# EXERCISE AIM
Extract the lines of the material below, beginning with the first and ending with the line that holds "['137M', '414M', '767M', '572M', '561M', '561M', '561M']". Skip every picture.

# DATA LINES
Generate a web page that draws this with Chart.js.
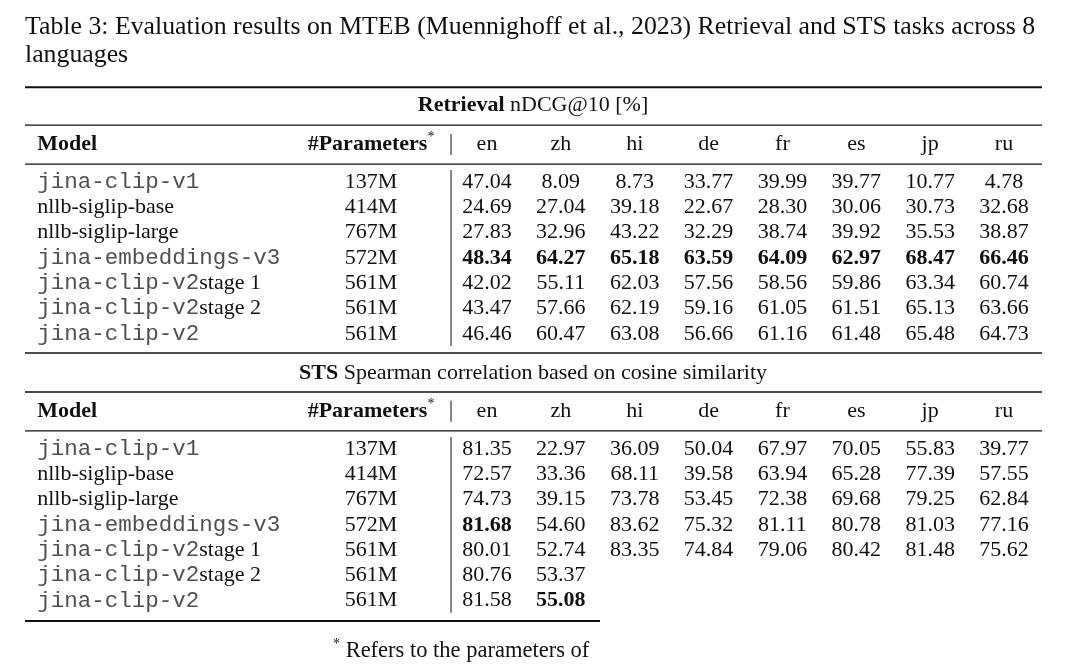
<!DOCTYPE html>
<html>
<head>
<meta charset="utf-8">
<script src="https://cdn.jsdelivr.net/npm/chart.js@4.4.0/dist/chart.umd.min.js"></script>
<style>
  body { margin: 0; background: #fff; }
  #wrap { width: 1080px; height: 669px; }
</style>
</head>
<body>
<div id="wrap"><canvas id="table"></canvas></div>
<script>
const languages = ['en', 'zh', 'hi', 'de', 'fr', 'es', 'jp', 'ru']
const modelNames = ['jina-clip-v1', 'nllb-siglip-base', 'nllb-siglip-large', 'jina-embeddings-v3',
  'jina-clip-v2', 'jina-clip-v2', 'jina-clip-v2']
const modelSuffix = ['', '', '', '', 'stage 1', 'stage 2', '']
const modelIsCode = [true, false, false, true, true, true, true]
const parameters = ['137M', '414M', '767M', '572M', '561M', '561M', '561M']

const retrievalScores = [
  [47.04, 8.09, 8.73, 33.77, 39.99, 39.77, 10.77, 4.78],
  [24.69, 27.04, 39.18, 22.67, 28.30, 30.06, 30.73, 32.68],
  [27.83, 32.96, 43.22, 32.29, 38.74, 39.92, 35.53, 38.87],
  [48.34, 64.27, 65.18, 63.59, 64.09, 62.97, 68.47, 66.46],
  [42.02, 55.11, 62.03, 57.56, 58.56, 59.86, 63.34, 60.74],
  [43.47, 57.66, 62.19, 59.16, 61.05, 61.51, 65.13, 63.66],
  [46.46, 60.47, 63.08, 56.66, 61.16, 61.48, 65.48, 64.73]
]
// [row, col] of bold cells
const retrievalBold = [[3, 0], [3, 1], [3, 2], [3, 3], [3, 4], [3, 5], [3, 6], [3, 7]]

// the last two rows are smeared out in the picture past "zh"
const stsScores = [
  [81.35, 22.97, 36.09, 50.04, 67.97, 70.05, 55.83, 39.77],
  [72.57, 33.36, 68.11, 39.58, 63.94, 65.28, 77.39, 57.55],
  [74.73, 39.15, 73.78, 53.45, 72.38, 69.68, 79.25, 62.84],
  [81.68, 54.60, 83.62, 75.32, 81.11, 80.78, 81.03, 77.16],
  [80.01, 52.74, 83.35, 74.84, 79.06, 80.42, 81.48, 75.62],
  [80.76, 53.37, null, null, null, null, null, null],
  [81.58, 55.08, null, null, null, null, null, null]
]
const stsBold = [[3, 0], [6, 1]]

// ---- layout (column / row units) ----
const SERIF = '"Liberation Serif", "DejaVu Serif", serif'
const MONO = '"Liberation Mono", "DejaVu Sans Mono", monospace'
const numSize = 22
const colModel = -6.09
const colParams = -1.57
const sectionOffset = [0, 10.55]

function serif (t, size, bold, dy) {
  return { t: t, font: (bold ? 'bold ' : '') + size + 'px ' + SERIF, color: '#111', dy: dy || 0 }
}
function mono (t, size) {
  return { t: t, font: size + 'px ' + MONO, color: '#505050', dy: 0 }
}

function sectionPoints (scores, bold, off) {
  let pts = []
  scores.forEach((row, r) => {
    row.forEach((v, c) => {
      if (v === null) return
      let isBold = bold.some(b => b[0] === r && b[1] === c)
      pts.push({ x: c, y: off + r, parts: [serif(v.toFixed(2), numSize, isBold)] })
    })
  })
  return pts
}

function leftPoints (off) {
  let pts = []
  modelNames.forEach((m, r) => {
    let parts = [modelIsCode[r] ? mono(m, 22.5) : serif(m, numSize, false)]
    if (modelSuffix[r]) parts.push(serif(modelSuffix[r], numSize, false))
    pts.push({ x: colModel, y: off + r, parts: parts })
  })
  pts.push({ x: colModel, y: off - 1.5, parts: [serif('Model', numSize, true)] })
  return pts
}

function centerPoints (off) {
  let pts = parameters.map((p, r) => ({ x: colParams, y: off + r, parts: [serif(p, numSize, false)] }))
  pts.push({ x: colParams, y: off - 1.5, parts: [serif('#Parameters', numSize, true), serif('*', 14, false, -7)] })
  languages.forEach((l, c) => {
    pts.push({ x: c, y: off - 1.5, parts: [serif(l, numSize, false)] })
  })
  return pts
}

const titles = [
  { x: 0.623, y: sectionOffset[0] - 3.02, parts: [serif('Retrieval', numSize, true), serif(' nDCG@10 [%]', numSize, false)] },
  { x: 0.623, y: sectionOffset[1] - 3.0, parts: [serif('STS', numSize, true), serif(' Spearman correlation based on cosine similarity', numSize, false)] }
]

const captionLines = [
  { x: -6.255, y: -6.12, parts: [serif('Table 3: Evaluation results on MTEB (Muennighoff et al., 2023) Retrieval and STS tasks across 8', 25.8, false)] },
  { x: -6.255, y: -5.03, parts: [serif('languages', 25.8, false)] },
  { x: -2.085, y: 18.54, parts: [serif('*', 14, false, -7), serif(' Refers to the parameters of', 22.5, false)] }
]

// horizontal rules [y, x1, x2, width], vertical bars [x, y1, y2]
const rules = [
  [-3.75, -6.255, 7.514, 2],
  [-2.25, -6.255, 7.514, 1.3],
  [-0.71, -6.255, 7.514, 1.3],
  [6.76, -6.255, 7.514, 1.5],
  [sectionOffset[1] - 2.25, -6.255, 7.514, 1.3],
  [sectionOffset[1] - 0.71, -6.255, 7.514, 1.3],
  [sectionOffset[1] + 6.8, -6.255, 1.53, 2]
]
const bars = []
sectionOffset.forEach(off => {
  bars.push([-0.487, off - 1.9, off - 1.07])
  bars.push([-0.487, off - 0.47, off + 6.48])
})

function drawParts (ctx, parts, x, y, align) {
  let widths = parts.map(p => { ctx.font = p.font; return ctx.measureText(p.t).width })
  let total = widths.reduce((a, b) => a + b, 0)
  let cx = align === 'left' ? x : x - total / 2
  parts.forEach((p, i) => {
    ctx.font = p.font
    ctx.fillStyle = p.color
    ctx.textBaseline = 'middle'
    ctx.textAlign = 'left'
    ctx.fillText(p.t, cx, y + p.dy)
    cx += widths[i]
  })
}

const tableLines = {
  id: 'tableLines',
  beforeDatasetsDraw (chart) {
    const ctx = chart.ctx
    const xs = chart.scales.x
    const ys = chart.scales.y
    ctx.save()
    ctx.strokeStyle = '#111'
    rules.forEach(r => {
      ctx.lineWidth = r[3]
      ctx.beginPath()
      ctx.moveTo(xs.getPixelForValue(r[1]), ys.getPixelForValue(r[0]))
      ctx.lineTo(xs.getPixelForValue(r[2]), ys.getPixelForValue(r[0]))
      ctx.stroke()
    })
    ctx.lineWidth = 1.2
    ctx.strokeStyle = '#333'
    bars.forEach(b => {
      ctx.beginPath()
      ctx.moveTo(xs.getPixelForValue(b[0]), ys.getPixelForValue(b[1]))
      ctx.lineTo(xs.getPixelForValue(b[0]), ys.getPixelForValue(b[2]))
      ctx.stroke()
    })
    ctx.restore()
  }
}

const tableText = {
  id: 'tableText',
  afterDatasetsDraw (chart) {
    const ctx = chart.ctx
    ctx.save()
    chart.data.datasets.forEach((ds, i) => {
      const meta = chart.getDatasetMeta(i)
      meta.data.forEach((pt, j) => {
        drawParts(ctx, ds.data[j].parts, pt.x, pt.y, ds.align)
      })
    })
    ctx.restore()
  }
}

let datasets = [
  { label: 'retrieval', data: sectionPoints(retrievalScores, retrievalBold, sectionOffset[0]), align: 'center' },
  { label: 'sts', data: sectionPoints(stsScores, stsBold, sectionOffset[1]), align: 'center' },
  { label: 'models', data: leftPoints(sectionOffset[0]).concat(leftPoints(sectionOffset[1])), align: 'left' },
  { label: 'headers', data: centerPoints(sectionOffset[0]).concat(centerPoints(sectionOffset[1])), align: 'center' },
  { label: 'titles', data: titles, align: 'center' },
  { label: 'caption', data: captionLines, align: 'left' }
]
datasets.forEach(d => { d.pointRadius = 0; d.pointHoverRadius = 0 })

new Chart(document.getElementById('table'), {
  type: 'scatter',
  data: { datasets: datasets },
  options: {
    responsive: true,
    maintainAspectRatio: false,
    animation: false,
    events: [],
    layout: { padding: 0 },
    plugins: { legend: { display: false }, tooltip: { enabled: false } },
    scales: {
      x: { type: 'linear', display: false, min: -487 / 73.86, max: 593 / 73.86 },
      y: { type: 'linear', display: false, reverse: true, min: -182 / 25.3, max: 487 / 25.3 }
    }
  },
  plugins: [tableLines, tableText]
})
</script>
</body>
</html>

# REPLY
Generate a web page that draws this with Chart.js.
<!DOCTYPE html>
<html>
<head>
<meta charset="utf-8">
<script src="https://cdn.jsdelivr.net/npm/chart.js@4.4.0/dist/chart.umd.min.js"></script>
<style>
  body { margin: 0; background: #fff; }
  #wrap { width: 1080px; height: 669px; }
</style>
</head>
<body>
<div id="wrap"><canvas id="table"></canvas></div>
<script>
const languages = ['en', 'zh', 'hi', 'de', 'fr', 'es', 'jp', 'ru']
const modelNames = ['jina-clip-v1', 'nllb-siglip-base', 'nllb-siglip-large', 'jina-embeddings-v3',
  'jina-clip-v2', 'jina-clip-v2', 'jina-clip-v2']
const modelSuffix = ['', '', '', '', 'stage 1', 'stage 2', '']
const modelIsCode = [true, false, false, true, true, true, true]
const parameters = ['137M', '414M', '767M', '572M', '561M', '561M', '561M']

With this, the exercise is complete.